5. Limit Crawl Rate with Search Console

If your site has limited server resources, you can reduce Googlebot’s crawl rate temporarily through the Google Search Console’s Crawl Settings. This should be a short-term solution while you improve site structure and reduce crawl waste.

Tools for Log File Analysis

Manually reading log files can be overwhelming. Thankfully, there are tools to help digest this data:

Screaming Frog Log File Analyser: Great for visualizing patterns and filtering bot traffic.
Botify: An enterprise-level SEO platform with detailed log file insights.
Splunk or ELK Stack: Advanced tools for dev teams managing massive log volumes.
AWStats or Webalizer: Simpler open-source log analyzers for smaller sites.

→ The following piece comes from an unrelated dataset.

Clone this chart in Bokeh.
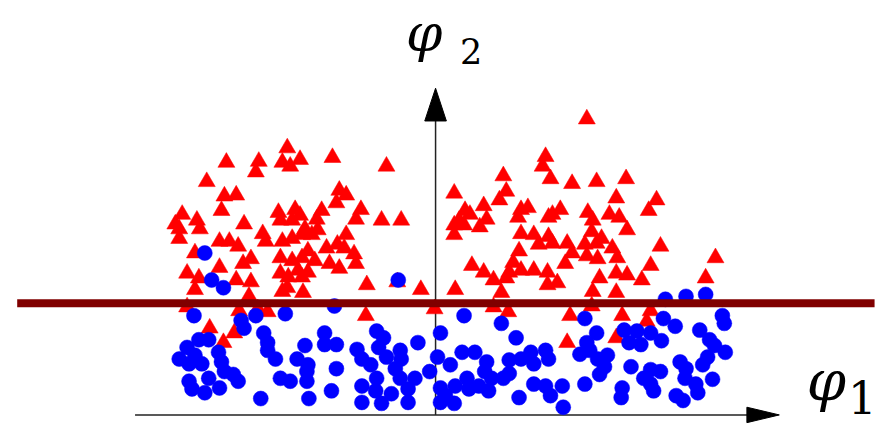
from bokeh.plotting import figure
from bokeh.models import Range1d, Label
from bokeh.embed import file_html
from bokeh.resources import INLINE

# ---- data (phi1, phi2); origin at the axis crossing ----
red_phi1 = [-151, -138, -180, -213, -156, -148, -183, -233, -215, -203, -218, -258, -160, -143,
            -243, -265, -261, -240, -195, -158, -146, -138, -176, -261, -220, -210, -201, -173,
            -156, -146, -136, -245, -188, -196, -158, -146, -136, -220, -253, -241, -203, -188,
            -158, -150, -140, -245, -200, -181, -171, -253, -230, -205, -216, -190, -156, -151,
            -135,
            -105, -50, -98, -91, -101, -76, -81, -55, -35, -116, -121, -133, -126, -120, -91,
            -100, -111, -93, -83, -81, -130, -123, -108, -98, -130, -136, -70, -39, -15, -1, -71,
            154, 112, 109, 117, 69, 139, 19, 72, 65, 49, 52, 45, 30, 35, 24, 19, 29, 19, 87, 94,
            84, 119, 127, 115, 155, 87, 100, 105, 115, 119, 134, 139, 132, 152, 154, 85, 79, 75,
            87, 100, 114, 37, 49, 59, 72, 20, 114, 124, 67, 59, 74, 137, 134,
            164, 194, 184, 225, 217, 160, 177, 187, 195, 159, 169, 164, 180, 185, 229, 165, 219,
            285, 167, 184, 195, 210, 275, 160, 159, 184, 219, 190, 215, 184]
red_phi2 = [277, 265, 263, 262, 262, 258, 252, 242, 227, 228, 212, 208, 210, 213,
            202, 198, 193, 193, 198, 202, 202, 207, 188, 183, 180, 180, 175, 180,
            180, 183, 187, 168, 162, 157, 163, 160, 163, 153, 147, 142, 140, 138,
            147, 143, 150, 130, 108, 110, 107, 112, 90, 85, 75, 123, 128, 132,
            127,
            267, 258, 233, 228, 220, 213, 203, 202, 202, 212, 203, 193, 187, 192, 187,
            177, 173, 173, 167, 157, 170, 160, 157, 152, 148, 143, 135, 138, 130, 110, 103,
            307, 268, 258, 245, 248, 240, 230, 232, 223, 217, 203, 195, 212, 208, 202, 197, 197, 187, 213, 215,
            205, 208, 213, 205, 210, 188, 187, 177, 185, 178, 178, 168, 157, 177, 165, 170, 158, 148,
            150, 150, 148, 155, 148, 140, 142, 130, 135, 137, 127, 112, 107, 103, 75,
            242, 245, 225, 223, 212, 202, 208, 205, 192, 190, 183, 178, 173, 163, 175, 162, 155,
            163, 142, 147, 145, 140, 142, 128, 113, 127, 108, 103, 97, 80]

blue_phi1 = [-235, -228, -216, -153, -246, -183, -198, -195, -175, -171, -241, -231, -253, -261,
             -251, -238, -245, -221, -218, -215, -206, -201, -251, -248, -231, -220, -235, -171,
             -163, -158, -148, -141, -133, -131, -178, -129,
             -38, -103, -113, -113, -101, -130, -131, -80, -75, -60, -53, -58, -50, -101, -106,
             -66, -60, -36, -35, -41, -36, -18, -75, -61, -45, -28, -21, -6, -75, -55, -28,
             5, 2, 5, 5,
             29, 67, 82, 152, 15, 27, 40, 52, 50, 57, 69, 75, 75, 87, 97, 100, 112, 115, 32, 34,
             20, 10, 19, 44, 54, 100, 112, 117, 129, 85, 130, 152, 147, 154,
             234, 255, 275, 292, 294, 232, 244, 164, 192, 205, 219, 230, 209, 197, 269, 279, 284,
             295, 157, 165, 175, 172, 167, 199, 219, 229, 212, 219, 249, 255, 272, 277, 282, 254,
             265, 267, 190, 189, 222, 245, 252]
blue_phi2 = [168, 140, 132, 105, 103, 103, 98, 90, 85, 75, 78, 78, 70, 58,
             53, 53, 62, 65, 55, 45, 42, 35, 35, 27, 38, 28, 23, 67,
             58, 38, 35, 58, 72, 45, 17, 17,
             140, 113, 85, 73, 73, 52, 35, 68, 58, 87, 80, 70, 60, 48, 25,
             52, 38, 67, 58, 48, 38, 75, 30, 25, 22, 27, 38, 45, 13, 12, 13,
             85, 60, 28, 13,
             103, 95, 80, 100, 52, 65, 65, 55, 45, 38, 38, 43, 57, 58, 65, 53, 67, 58, 38, 27,
             30, 20, 12, 30, 25, 32, 30, 20, 30, 18, 8, 32, 63, 75,
             120, 123, 125, 103, 95, 100, 92, 85, 88, 87, 85, 77, 73, 75, 88, 78, 72,
             65, 67, 58, 62, 50, 42, 50, 47, 45, 38, 32, 55, 48, 52, 60, 37, 38,
             32, 23, 28, 18, 25, 20, 15]

threshold_phi2 = 116          # dark red separating line
line_phi1 = (-426, 447)       # extent of the separating line
axis_phi1 = (-306, 350)       # horizontal axis, tail to arrow tip
axis_phi2 = (0, 339)          # vertical axis, tail to arrow tip
x_label = ("\u03c6", "1")
y_label = ("\u03c6", "2")

# ---- figure ----
p = figure(width=878, height=426, output_backend="svg", toolbar_location=None,
           x_range=Range1d(-443, 451), y_range=Range1d(-12, 430),
           min_border=0, outline_line_color=None, background_fill_color="white")
p.axis.visible = False
p.grid.visible = False

# axes with arrow heads
AX = "#222222"
hx = axis_phi1[1]
vy = axis_phi2[1]
p.segment(x0=[axis_phi1[0]], y0=[0], x1=[hx - 30], y1=[0], line_color=AX, line_width=1.5)
p.segment(x0=[0], y0=[axis_phi2[0]], x1=[0], y1=[vy - 30], line_color=AX, line_width=1.5)
p.patch(x=[hx, hx - 33, hx - 33], y=[0, 8, -8], fill_color="black", line_color="black")
p.patch(x=[0, -11, 11], y=[vy, vy - 34, vy - 34], fill_color="black", line_color="black")

# points
p.scatter(red_phi1, red_phi2, marker="triangle", size=17, fill_color="#ff0000",
          line_color="#ff0000", line_width=0.5)
p.scatter(blue_phi1, blue_phi2, marker="circle", size=15, fill_color="#0000ff",
          line_color="#0000ff", line_width=0.5)

# separating line
p.segment(x0=[line_phi1[0]], y0=[threshold_phi2], x1=[line_phi1[1]], y1=[threshold_phi2],
          line_color="#800000", line_width=8)

# labels
FONT = "DejaVu Serif"
p.add_layout(Label(x=-30, y=365, text=y_label[0], text_font=FONT, text_font_style="italic",
                   text_font_size="52px", text_line_height=1.0, text_color="black"))
p.add_layout(Label(x=25, y=364, text=y_label[1], text_font=FONT,
                   text_font_size="35px", text_line_height=1.0, text_color="black"))
p.add_layout(Label(x=378, y=2, text=x_label[0], text_font=FONT, text_font_style="italic",
                   text_font_size="56px", text_color="black"))
p.add_layout(Label(x=420, y=1, text=x_label[1], text_font=FONT,
                   text_font_size="45px", text_color="black"))

open("out.html", "w").write(file_html(p, INLINE))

Choose a tool that matches the technical maturity of your team and the size of your site. Even small gains in crawl efficiency can lead to big improvements in indexing quality over time.

Benefits of Killing Crawl Waste

Optimizing crawl behavior translates into tangible SEO wins:

Faster Indexation: New and updated content gets crawled and indexed more quickly.
Improved Rankings: Proper focus on high-quality pages can improve visibility in SERPs.
Reduced Server Load: Fewer unnecessary requests mean happier developers and lower hosting costs.
Better Site Structure Understanding: Streamlined crawling helps bots understand your site architecture.

Conclusion

Crawl budget is limited, especially for large websites. Allowing bots to waste it on low-priority pages undermines your SEO efforts. By regularly analyzing your server log files, you can uncover what bots are actually doing on your site and take data-driven steps to eliminate crawl waste.

Think of log files as the surveillance cameras of your digital environment. When you study them carefully, they tell the unfiltered truth. From missed opportunities to technical SEO errors, they hold the answers to questions you didn’t even know to ask. So take a deeper look under the hood — because what’s hidden in the logs could be holding back your organic growth.